__Data section__
• • •
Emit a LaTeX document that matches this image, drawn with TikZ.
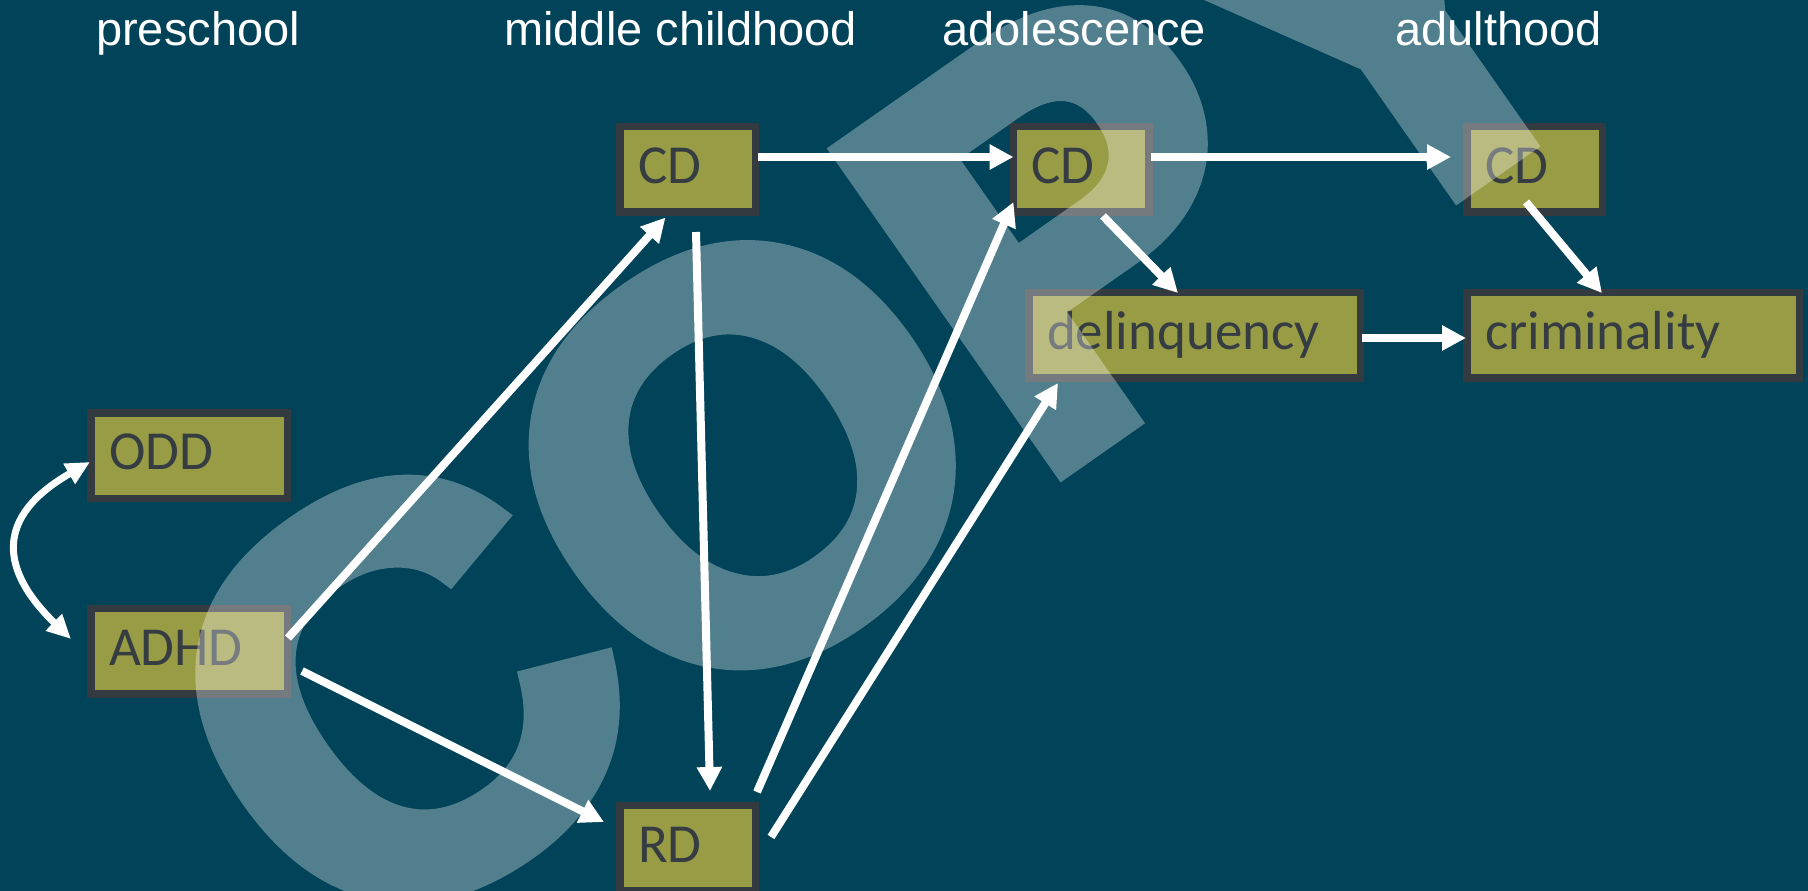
\documentclass[tikz,border=0pt]{standalone}
\usepackage{fontspec}
\setmainfont{Liberation Sans}
\newfontfamily\boxfont{Carlito}
\newfontfamily\wmfont[FakeBold=4]{Liberation Sans Bold}
\usetikzlibrary{arrows.meta,calc}
\definecolor{bg}{RGB}{1,67,89}
\definecolor{olive}{RGB}{152,156,69}
\definecolor{edge}{RGB}{51,59,64}
\definecolor{ink}{RGB}{53,61,66}
\begin{document}
\begin{tikzpicture}[x=1pt,y=-1pt,
  box/.style={draw=edge, line width=7.5pt, fill=olive, minimum height=85.5pt,
    inner xsep=18.25pt, inner ysep=0pt, font=\boxfont\fontsize{55}{60}\selectfont,
    text=ink, text height=38pt, text depth=10pt, align=left},
  hdr/.style={anchor=base west, text=white, font=\fontsize{47}{52}\selectfont, inner sep=0pt},
  arr/.style={draw=white, line width=8pt, -{Triangle[length=24pt,width=24pt]}},
  darr/.style={draw=white, line width=7pt, {Triangle[length=24pt,width=22pt]}-{Triangle[length=24pt,width=22pt]}},
]
\useasboundingbox (0,0) rectangle (1808,891);
\fill[bg] (0,0) rectangle (1808,891);

% headers
\node[hdr] (h1) at (96,46) {preschool};
\node[hdr] (h2) at (504,46) {middle childhood};
\node[hdr] (h3) at (942,46) {adolescence};
\node[hdr] (h4) at (1395,46) {adulthood};

% boxes
\node[box, minimum width=196.5pt, text width=160pt] (odd) at (189,455.5) {ODD};
\node[box, minimum width=196.5pt, text width=160pt] (adhd) at (189,651) {ADHD};
\node[box, minimum width=135.5pt, text width=99pt] (cdm) at (687.5,169) {CD};
\node[box, minimum width=135.5pt, text width=99pt] (cda) at (1081,169) {CD};
\node[box, minimum width=135.5pt, text width=99pt] (cdu) at (1534.5,169) {CD};
\node[box, minimum width=331.5pt, text width=295pt] (del) at (1194.5,335) {delinquency};
\node[box, minimum width=332.5pt, text width=296pt] (crim) at (1633,335) {criminality};
\node[box, minimum width=135.5pt, text width=99pt] (rd) at (687.5,848) {RD};

% connectors
\draw[darr] ($(odd.west)+(3,6.5)$) .. controls ($(odd.west)+(-94,62)$) and ($(adhd.west)+(-86,-80)$) .. ($(adhd.west)+(-16,-12)$);
\draw[arr] ($(adhd.east)+(-3,-13)$) -- ($(cdm.south)+(-22,2)$);
\draw[arr] ($(adhd.east)+(11,20)$) -- ($(rd.west)+(-12,-26)$);
\draw[arr] ($(cdm.east)+(-1,-12)$) -- ($(cda.west)+(4,-12)$);
\draw[arr] ($(cdm.south)+(8.5,16.5)$) -- ($(rd.north)+(22.5,-10.5)$);
\draw[arr] ($(rd.north east)+(-2,-9.5)$) -- ($(cda.south west)+(4,-13.5)$);
\draw[arr] ($(rd.east)+(12,-11)$) -- ($(del.south west)+(33,1.5)$);
\draw[arr] ($(cda.south)+(22,0.5)$) -- ($(del.north)+(-16.5,4.5)$);
\draw[arr] ($(cda.east)+(-2,-12)$) -- ($(cdu.west)+(-12,-12)$);
\draw[arr] ($(cdu.south)+(-8.5,-13.5)$) -- ($(crim.north)+(-31,4.5)$);
\draw[arr] ($(del.east)+(-2,3)$) -- ($(crim.west)+(3,3)$);

% watermark
\begin{scope}[transparency group, opacity=0.32]
\node[text=white, font=\wmfont\fontsize{560}{600}\selectfont, rotate=35, inner sep=0pt] (wm) at (884,357) {COPY};
\end{scope}
\end{tikzpicture}
\end{document}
• • •
__Task to carry out__
Without the pictures, return the listing above from its first line through the line that has "text width=99pt] (rd)".

__The reply__
Emit a LaTeX document that matches this image, drawn with TikZ.
\documentclass[tikz,border=0pt]{standalone}
\usepackage{fontspec}
\setmainfont{Liberation Sans}
\newfontfamily\boxfont{Carlito}
\newfontfamily\wmfont[FakeBold=4]{Liberation Sans Bold}
\usetikzlibrary{arrows.meta,calc}
\definecolor{bg}{RGB}{1,67,89}
\definecolor{olive}{RGB}{152,156,69}
\definecolor{edge}{RGB}{51,59,64}
\definecolor{ink}{RGB}{53,61,66}
\begin{document}
\begin{tikzpicture}[x=1pt,y=-1pt,
  box/.style={draw=edge, line width=7.5pt, fill=olive, minimum height=85.5pt,
    inner xsep=18.25pt, inner ysep=0pt, font=\boxfont\fontsize{55}{60}\selectfont,
    text=ink, text height=38pt, text depth=10pt, align=left},
  hdr/.style={anchor=base west, text=white, font=\fontsize{47}{52}\selectfont, inner sep=0pt},
  arr/.style={draw=white, line width=8pt, -{Triangle[length=24pt,width=24pt]}},
  darr/.style={draw=white, line width=7pt, {Triangle[length=24pt,width=22pt]}-{Triangle[length=24pt,width=22pt]}},
]
\useasboundingbox (0,0) rectangle (1808,891);
\fill[bg] (0,0) rectangle (1808,891);

% headers
\node[hdr] (h1) at (96,46) {preschool};
\node[hdr] (h2) at (504,46) {middle childhood};
\node[hdr] (h3) at (942,46) {adolescence};
\node[hdr] (h4) at (1395,46) {adulthood};

% boxes
\node[box, minimum width=196.5pt, text width=160pt] (odd) at (189,455.5) {ODD};
\node[box, minimum width=196.5pt, text width=160pt] (adhd) at (189,651) {ADHD};
\node[box, minimum width=135.5pt, text width=99pt] (cdm) at (687.5,169) {CD};
\node[box, minimum width=135.5pt, text width=99pt] (cda) at (1081,169) {CD};
\node[box, minimum width=135.5pt, text width=99pt] (cdu) at (1534.5,169) {CD};
\node[box, minimum width=331.5pt, text width=295pt] (del) at (1194.5,335) {delinquency};
\node[box, minimum width=332.5pt, text width=296pt] (crim) at (1633,335) {criminality};
\node[box, minimum width=135.5pt, text width=99pt] (rd) at (687.5,848) {RD};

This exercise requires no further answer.